There are five more episodes coming in the new year starting on Jan. 9 and ending with a two-part conclusion on Jan. 30. After that, we’ll sadly have to tackle the questions of the universe on our own.

So far, this season has been packed with action. We’ve seen characters fall in love, have their memories erased (again) and plan their own funerals. After 300 years and thousands of timelines, everyone has adopted a new outlook on life.

Eleanor has come a long way from the selfish troublemaker we saw in season one. She’s now the pseudo-architect of the reimagined “good place,” and she’s working hard to help others become the best version of themselves.


Eleanor, Jason and Tahani plan the funerals they wish they had during season four.
Photo courtesy of Colleen Hayes/NBC

Although she encounters some obstacles along the way, especially a few bad place imposters in disguise, her quick thinking always seems to save the day. At the beginning of season four she also had to sacrifice the relationship that has been keeping her on track, something old Eleanor wouldn’t be capable of.

Chidi has transformed from the resident “nutty” professor who couldn’t make his own decisions, to a strong-willed leader who sacrifices everything to save his friends. His trajectory has been one of the most impressive character arcs I’ve had the pleasure of watching.

Janet, played by D’Arcy Carden, is one of the funniest characters throughout the show. Self-described as “not a robot” but also “not a girl,” she is a lifelike encyclopedia of the universe.
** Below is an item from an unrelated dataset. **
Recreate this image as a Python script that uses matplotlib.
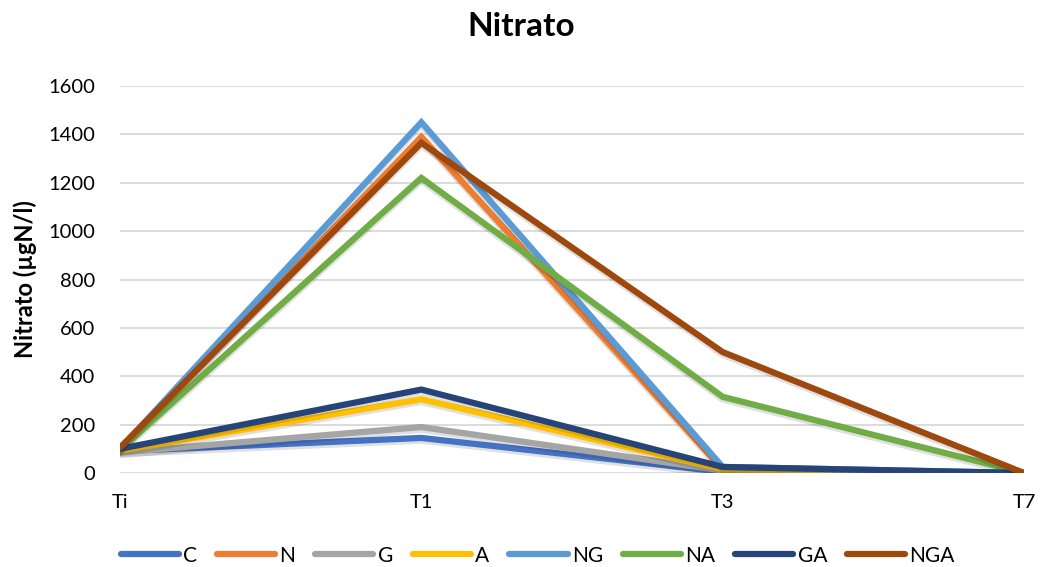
import matplotlib
matplotlib.use("Agg")
import matplotlib.pyplot as plt
import matplotlib.patheffects as pe

plt.rcParams['font.family'] = ['Lato', 'DejaVu Sans']

categories = ["Ti", "T1", "T3", "T7"]
series_names = ["C", "N", "G", "A", "NG", "NA", "GA", "NGA"]
C = [90, 145, 5, 0]
N = [95, 1390, 15, 0]
G = [85, 190, 10, 0]
A = [92, 305, 15, 0]
NG = [100, 1450, 25, 0]
NA = [95, 1220, 315, 0]
GA = [100, 345, 25, 0]
NGA = [105, 1365, 500, 0]
values = [C, N, G, A, NG, NA, GA, NGA]
colors = ["#4472C4", "#ED7D31", "#A5A5A5", "#FFC000",
          "#5B9BD5", "#70AD47", "#264478", "#9E480E"]

fig = plt.figure(figsize=(10.42, 5.67), dpi=100)
ax = fig.add_axes([0.1152, 0.1658, 0.8675, 0.6825])

x = list(range(len(categories)))
shadow = [pe.SimpleLineShadow(offset=(0, -2), shadow_color='black', alpha=0.12), pe.Normal()]
for name, vals, col in zip(series_names, values, colors):
    ax.plot(x, vals, color=col, lw=4.5, label=name, solid_joinstyle='miter',
            solid_capstyle='round', path_effects=shadow, zorder=3)

ax.set_xlim(0, len(categories) - 1)
ax.set_ylim(0, 1600)
ax.set_yticks(range(0, 1601, 200))
ax.set_xticks(x)
ax.set_xticklabels(categories)
ax.yaxis.grid(True, color='#D9D9D9', lw=1.3)
ax.set_axisbelow(True)
for s in ax.spines.values():
    s.set_visible(False)
ax.tick_params(length=0, labelsize=14.5, colors='#000000')
ax.tick_params(axis='x', pad=15)
ax.tick_params(axis='y', pad=18)

ax.set_ylabel("Nitrato (µgN/l)", fontsize=17, fontweight='bold', labelpad=8)
fig.suptitle("Nitrato", fontsize=24, fontweight='bold', y=0.978)

leg = fig.legend(loc='center', bbox_to_anchor=(0.516, 0.02), ncol=8, frameon=False,
                 fontsize=15, handlelength=2.8, columnspacing=0.95, handletextpad=0.2)
for h in leg.get_lines():
    h.set_linewidth(4.5)
    h.set_path_effects([])

fig.savefig("out.png", dpi=100)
Although it seems like she has all the answers, she’s tested on her humanity and has to learn what it means to be a “person.”

Whatever happens in the last few episodes, I’m hoping the show continues to offer its usual brand of hopeful but cautious optimism. We’ve been shown that nothing is perfect, but for once I hope the group can find their own version of a happy ending. I’m truly rooting for these characters like I’ve never rooted before.


Eleanor is comforted by her friends during the emotional season four premiere titled “A Girl From Arizona.”
Photo courtesy of Colleen Hayes/NBC

“The Good Place” is a human show about what it means to be an imperfect person with a finite amount of time to do better. Despite the show’s heavy subject matter, it maintains levity through its playful sense of humor in the face of total damnation.

The comedic packaging may fool you, but this show is so meaningful beneath the surface.

“The Good Place” will make you laugh and cry, occasionally at the same time, and you might learn something about yourself along the way too. As Michael has said, “What matters isn’t if people are good or bad. What matters is if they’re trying to be better today than they were yesterday.”